--- start Records provided ---

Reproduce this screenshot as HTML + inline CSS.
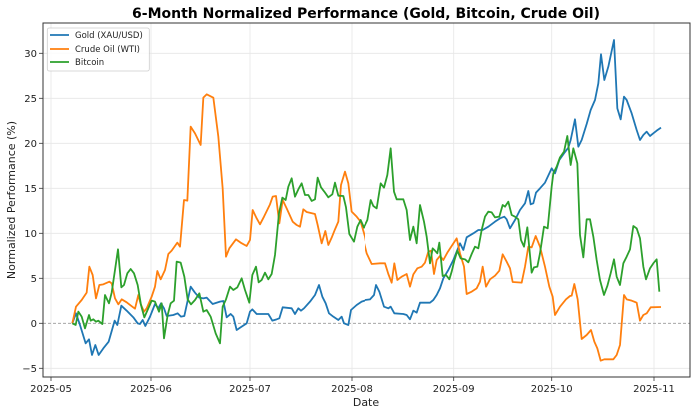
<!DOCTYPE html>
<html><head><meta charset="utf-8"><style>
body{margin:0;background:#fff;}
svg{display:block;font-family:"DejaVu Sans","Liberation Sans",sans-serif;}
</style></head><body>
<svg width="696" height="415" viewBox="0 0 696 415" xmlns="http://www.w3.org/2000/svg">
<rect width="696" height="415" fill="#fff"/>
<text x="366" y="18" text-anchor="middle" font-size="14" font-weight="bold" fill="#000">6-Month Normalized Performance (Gold, Bitcoin, Crude Oil)</text>
<g stroke="#e6e6e6" stroke-width="0.8">
<line x1="51" y1="23" x2="51" y2="377"/><line x1="151" y1="23" x2="151" y2="377"/><line x1="250" y1="23" x2="250" y2="377"/><line x1="352" y1="23" x2="352" y2="377"/><line x1="453.7" y1="23" x2="453.7" y2="377"/><line x1="551.7" y1="23" x2="551.7" y2="377"/><line x1="654" y1="23" x2="654" y2="377"/>
<line x1="43" y1="53.3" x2="690" y2="53.3"/><line x1="43" y1="98.3" x2="690" y2="98.3"/><line x1="43" y1="143.3" x2="690" y2="143.3"/><line x1="43" y1="188.3" x2="690" y2="188.3"/><line x1="43" y1="233.3" x2="690" y2="233.3"/><line x1="43" y1="278.3" x2="690" y2="278.3"/><line x1="43" y1="368.3" x2="690" y2="368.3"/>
</g>
<line x1="43" y1="323.3" x2="690" y2="323.3" stroke="#999" stroke-width="0.8" stroke-dasharray="3,2"/>
<defs><clipPath id="c1"><rect x="0" y="0" width="975" height="1300"/></clipPath><clipPath id="c2"><rect x="15" y="0" width="990" height="1300"/></clipPath></defs>
<g transform="translate(40,0) scale(0.33333)" fill="none" stroke-width="1.8" stroke-linejoin="round" clip-path="url(#c1)">
<polyline vector-effect="non-scaling-stroke" stroke="#1f77b4" points="97,970 108,940 120,975 137,1030 147,1018 156,1065 166,1035 176,1065 190,1045 206,1025 216,990 224,962 232,975 244,917 260,932 280,952 293,970 300,972 308,960 316,978 330,950 345,912 355,925 363,910 372,925 380,948 400,945 413,940 423,950 433,948 452,860 465,878 478,893 490,895 500,893 518,912 540,905 550,903 560,952 572,942 580,950 590,990 605,980 620,970 630,935 637,928 650,942 685,942 697,962 710,958 718,955 728,922 755,925 765,942 775,925 783,932 792,925 810,905 825,885 837,855 847,890 857,910 867,940 880,950 895,960 905,950 912,970 925,975 933,930 950,915 965,905 980,900 990,890"/>
<polyline vector-effect="non-scaling-stroke" stroke="#ff7f0e" points="97,970 108,920 125,900 140,878 148,800 158,825 168,895 178,855 190,853 208,845 215,850 225,895 235,913 245,898 260,907 273,917 285,926 295,885 302,912 312,935 320,925 335,890 345,860 352,813 362,838 375,810 385,762 395,752 412,728 420,740 432,600 442,602 452,380 465,400 482,435 490,293 500,283 520,293 535,410 548,565 558,770 568,745 588,718 602,728 620,738 630,720 638,630 650,655 660,673 672,650 690,613 698,590 708,588 718,670 728,600 740,625 758,665 770,675 780,680 790,628 800,636 825,642 833,675 845,730 856,693 865,735 875,713 885,688 895,665 903,555 915,515 925,550 935,635 950,650 962,665 975,710 990,790"/>
<polyline vector-effect="non-scaling-stroke" stroke="#2ca02c" points="97,970 107,975 115,935 125,950 135,985 147,945 152,962 160,958 168,965 175,962 187,972 195,885 207,910 215,878 225,810 234,748 244,862 252,855 262,820 272,807 282,820 293,855 303,915 313,952 322,932 335,902 345,905 357,935 365,910 372,1015 383,945 392,910 402,902 410,785 422,788 433,830 443,898 453,913 465,900 478,880 490,935 500,930 512,950 527,1000 540,1030 548,920 558,898 570,860 580,870 592,862 605,835 615,870 628,908 637,825 648,800 656,847 665,840 675,818 685,838 695,822 705,765 717,640 727,593 737,600 745,560 755,535 765,590 775,568 785,550 795,585 805,585 815,603 825,598 833,533 843,562 853,575 865,592 877,583 885,548 895,587 910,588 918,622 928,702 942,725 952,680 962,660 972,683 985,655 990,600"/>
</g>
<g transform="translate(360,0) scale(0.33333)" fill="none" stroke-width="1.8" stroke-linejoin="round" clip-path="url(#c2)">
<polyline vector-effect="non-scaling-stroke" stroke="#1f77b4" points="0,910 15,900 30,898 42,885 48,855 58,875 72,920 85,925 92,920 103,940 130,942 140,945 150,958 160,932 170,938 180,908 210,908 220,900 230,885 240,865 250,835 265,810 280,780 300,730 310,750 320,712 340,700 355,690 368,690 385,680 405,665 420,655 433,650 440,658 450,685 465,660 480,630 495,610 505,573 512,613 520,610 528,578 540,565 555,548 575,505 585,520 598,480 612,460 625,443 632,420 645,358 655,440 665,420 680,372 692,330 705,300 715,250 723,163 733,240 745,200 762,120 772,325 782,358 792,290 800,300 815,340 830,390 840,420 850,405 860,395 870,408 880,400 890,392 903,383"/>
<polyline vector-effect="non-scaling-stroke" stroke="#ff7f0e" points="0,670 10,720 20,760 35,792 60,790 75,790 85,822 95,848 103,790 112,840 125,830 140,822 150,860 160,823 172,805 185,800 195,788 205,755 213,752 222,822 230,780 240,768 250,780 262,758 275,738 290,715 300,760 312,800 320,882 335,875 350,865 360,845 368,800 378,860 390,838 405,827 418,812 428,763 440,785 450,805 458,846 485,848 495,800 505,740 515,742 527,708 540,740 555,800 568,860 578,890 585,945 600,920 618,898 630,888 635,887 643,852 653,898 665,1017 680,1005 693,990 703,1025 712,1045 722,1082 733,1078 760,1078 770,1065 780,1035 792,885 800,898 815,902 830,908 840,962 850,945 860,940 872,922 903,921"/>
<polyline vector-effect="non-scaling-stroke" stroke="#2ca02c" points="0,660 10,685 22,660 32,600 40,618 50,625 62,550 72,563 82,525 92,445 102,575 110,598 130,598 140,630 150,720 160,680 170,730 180,615 192,665 200,710 210,790 218,745 225,752 232,760 238,728 248,828 258,825 268,838 275,815 283,782 292,752 302,775 315,778 325,787 335,762 345,740 355,745 365,690 375,650 385,635 395,637 405,652 418,650 428,615 435,620 445,605 455,645 465,650 475,658 483,720 492,740 502,682 515,818 522,802 532,800 540,760 552,680 563,685 575,560 580,520 590,500 600,472 612,455 622,408 632,495 640,445 652,490 660,705 670,772 680,658 690,658 700,710 710,780 720,840 732,885 742,858 752,820 762,778 770,830 780,855 790,790 800,770 810,748 820,678 830,685 840,715 850,800 858,838 870,805 880,790 890,778 898,875"/>
</g>
<rect x="43" y="23" width="647" height="354" fill="none" stroke="#333" stroke-width="1"/>
<g stroke="#333" stroke-width="0.8">
<line x1="51" y1="377" x2="51" y2="381"/><line x1="151" y1="377" x2="151" y2="381"/><line x1="250" y1="377" x2="250" y2="381"/><line x1="352" y1="377" x2="352" y2="381"/><line x1="453.7" y1="377" x2="453.7" y2="381"/><line x1="551.7" y1="377" x2="551.7" y2="381"/><line x1="654" y1="377" x2="654" y2="381"/>
<line x1="39" y1="53.3" x2="43" y2="53.3"/><line x1="39" y1="98.3" x2="43" y2="98.3"/><line x1="39" y1="143.3" x2="43" y2="143.3"/><line x1="39" y1="188.3" x2="43" y2="188.3"/><line x1="39" y1="233.3" x2="43" y2="233.3"/><line x1="39" y1="278.3" x2="43" y2="278.3"/><line x1="39" y1="323.3" x2="43" y2="323.3"/><line x1="39" y1="368.3" x2="43" y2="368.3"/>
</g>
<g font-size="10" fill="#222" text-anchor="middle">
<text x="51" y="392">2025-05</text><text x="151" y="392">2025-06</text><text x="250" y="392">2025-07</text><text x="352" y="392">2025-08</text><text x="453.7" y="392">2025-09</text><text x="551.7" y="392">2025-10</text><text x="654" y="392">2025-11</text>
</g>
<g font-size="10" fill="#222" text-anchor="end">
<text x="37" y="57">30</text><text x="37" y="102">25</text><text x="37" y="147">20</text><text x="37" y="192">15</text><text x="37" y="237">10</text><text x="37" y="282">5</text><text x="37" y="327">0</text><text x="37" y="372">−5</text>
</g>
<text x="366" y="406" font-size="11" text-anchor="middle" fill="#222">Date</text>
<text transform="translate(15,200) rotate(-90)" font-size="11" text-anchor="middle" fill="#222">Normalized Performance (%)</text>
<rect x="47.3" y="28" width="102" height="43" fill="#fff" fill-opacity="0.85" stroke="#ccc" stroke-width="0.8" rx="2"/>
<line x1="50" y1="35" x2="69" y2="35" stroke="#1f77b4" stroke-width="1.8"/>
<line x1="50" y1="49" x2="69" y2="49" stroke="#ff7f0e" stroke-width="1.8"/>
<line x1="50" y1="62" x2="69" y2="62" stroke="#2ca02c" stroke-width="1.8"/>
<g font-size="8.5" fill="#222"><text x="75" y="38">Gold (XAU/USD)</text><text x="75" y="52">Crude Oil (WTI)</text><text x="75" y="65">Bitcoin</text></g>
</svg>
</body></html>
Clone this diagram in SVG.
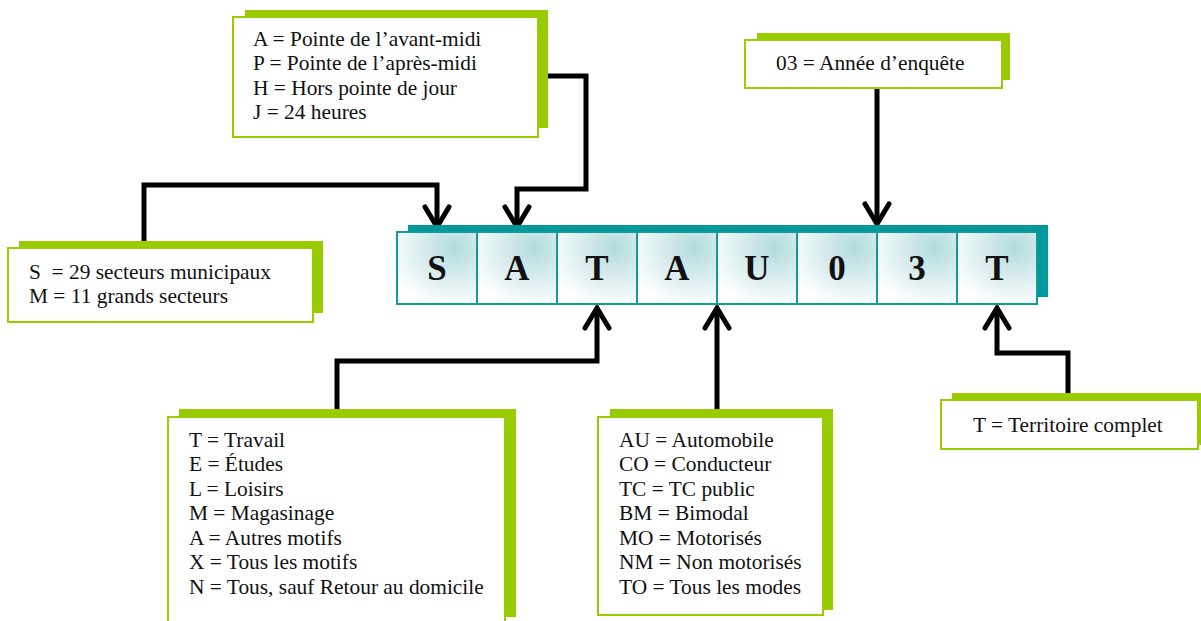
<svg xmlns="http://www.w3.org/2000/svg" width="1201" height="621" viewBox="0 0 1201 621">
<style>
.shadow{fill:#99cc00}
.box{fill:#ffffff;stroke:#99cc00;stroke-width:2}
.tshadow{fill:#009999}
.cell{fill:url(#cg);stroke:#119c9c;stroke-width:2}
.t{font-family:"Liberation Serif","Times New Roman",serif;font-size:21.4px;fill:#111;white-space:pre}
.c{font-family:"Liberation Serif","Times New Roman",serif;font-size:35px;font-weight:bold;fill:#111;text-anchor:middle}
.ln{fill:none;stroke:#000;stroke-width:5;stroke-linejoin:miter;stroke-linecap:butt}
.ah{fill:none;stroke:#000;stroke-width:5;stroke-linejoin:miter;stroke-linecap:round}
</style>
<defs>
<radialGradient id="cg" cx="0.72" cy="0.22" r="0.85">
<stop offset="0" stop-color="#b4dbde"/>
<stop offset="1" stop-color="#ffffff"/>
</radialGradient>
</defs>
<rect width="1201" height="621" fill="#ffffff"/>

<g id="connectors">
<polyline class="ln" points="144,241 144,185 437,185 437,224"/>
<polyline class="ah" points="425,207 437,227 449,207"/>
<polyline class="ln" points="548,76 586,76 586,189 517,189 517,224"/>
<polyline class="ah" points="505,207 517,227 529,207"/>
<polyline class="ln" points="877,88 877,222"/>
<polyline class="ah" points="865,204 877,224 889,204"/>
<polyline class="ln" points="337,409 337,361 597,361 597,312"/>
<polyline class="ah" points="585,328 597,308 609,328"/>
<polyline class="ln" points="717,409 717,312"/>
<polyline class="ah" points="705,328 717,308 729,328"/>
<polyline class="ln" points="1068,393 1068,353 997,353 997,312"/>
<polyline class="ah" points="985,328 997,308 1009,328"/>
</g>

<g id="code">
<rect class="tshadow" x="408" y="225" width="640" height="72"/>
<rect class="cell" x="397" y="232" width="80" height="72"/>
<rect class="cell" x="477" y="232" width="80" height="72"/>
<rect class="cell" x="557" y="232" width="80" height="72"/>
<rect class="cell" x="637" y="232" width="80" height="72"/>
<rect class="cell" x="717" y="232" width="80" height="72"/>
<rect class="cell" x="797" y="232" width="80" height="72"/>
<rect class="cell" x="877" y="232" width="80" height="72"/>
<rect class="cell" x="957" y="232" width="80" height="72"/>
<text class="c" x="437" y="280">S</text>
<text class="c" x="517" y="280">A</text>
<text class="c" x="597" y="280">T</text>
<text class="c" x="677" y="280">A</text>
<text class="c" x="757" y="280">U</text>
<text class="c" x="837" y="280">0</text>
<text class="c" x="917" y="280">3</text>
<text class="c" x="997" y="280">T</text>
</g>

<g id="periode">
<rect class="shadow" x="245" y="10" width="303" height="118"/>
<rect class="box" x="233" y="17" width="305" height="120"/>
<text class="t" x="253" y="46">A = Pointe de l’avant-midi</text>
<text class="t" x="253" y="70">P = Pointe de l’après-midi</text>
<text class="t" x="253" y="95">H = Hors pointe de jour</text>
<text class="t" x="253" y="119">J = 24 heures</text>
</g>

<g id="annee">
<rect class="shadow" x="757" y="33" width="253" height="47"/>
<rect class="box" x="745" y="40" width="257" height="48"/>
<text class="t" x="776" y="70">03 = Année d’enquête</text>
</g>

<g id="secteurs">
<rect class="shadow" x="19" y="241" width="304" height="72"/>
<rect class="box" x="8" y="248" width="305" height="74"/>
<text class="t" x="29" y="279">S  = 29 secteurs municipaux</text>
<text class="t" x="29" y="303">M = 11 grands secteurs</text>
</g>

<g id="motifs">
<rect class="shadow" x="179" y="409" width="337" height="208"/>
<rect class="box" x="168" y="417" width="337" height="212"/>
<text class="t" x="189" y="447">T = Travail</text>
<text class="t" x="189" y="471">E = Études</text>
<text class="t" x="189" y="496">L = Loisirs</text>
<text class="t" x="189" y="520">M = Magasinage</text>
<text class="t" x="189" y="545">A = Autres motifs</text>
<text class="t" x="189" y="569">X = Tous les motifs</text>
<text class="t" x="189" y="594">N = Tous, sauf Retour au domicile</text>
</g>

<g id="modes">
<rect class="shadow" x="610" y="409" width="223" height="201"/>
<rect class="box" x="598" y="417" width="225" height="198"/>
<text class="t" x="619" y="447">AU = Automobile</text>
<text class="t" x="619" y="471">CO = Conducteur</text>
<text class="t" x="619" y="496">TC = TC public</text>
<text class="t" x="619" y="520">BM = Bimodal</text>
<text class="t" x="619" y="545">MO = Motorisés</text>
<text class="t" x="619" y="569">NM = Non motorisés</text>
<text class="t" x="619" y="594">TO = Tous les modes</text>
</g>

<g id="territoire">
<rect class="shadow" x="952" y="393" width="249" height="52"/>
<rect class="box" x="941" y="400" width="257" height="49"/>
<text class="t" x="973" y="432">T = Territoire complet</text>
</g>
</svg>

--- end Records provided ---

→ Work required
List each line of the records that holds the string "this".

→ Reply to the exercise
Reproduce this screenshot as HTML + inline CSS.
Clone this diagram in SVG.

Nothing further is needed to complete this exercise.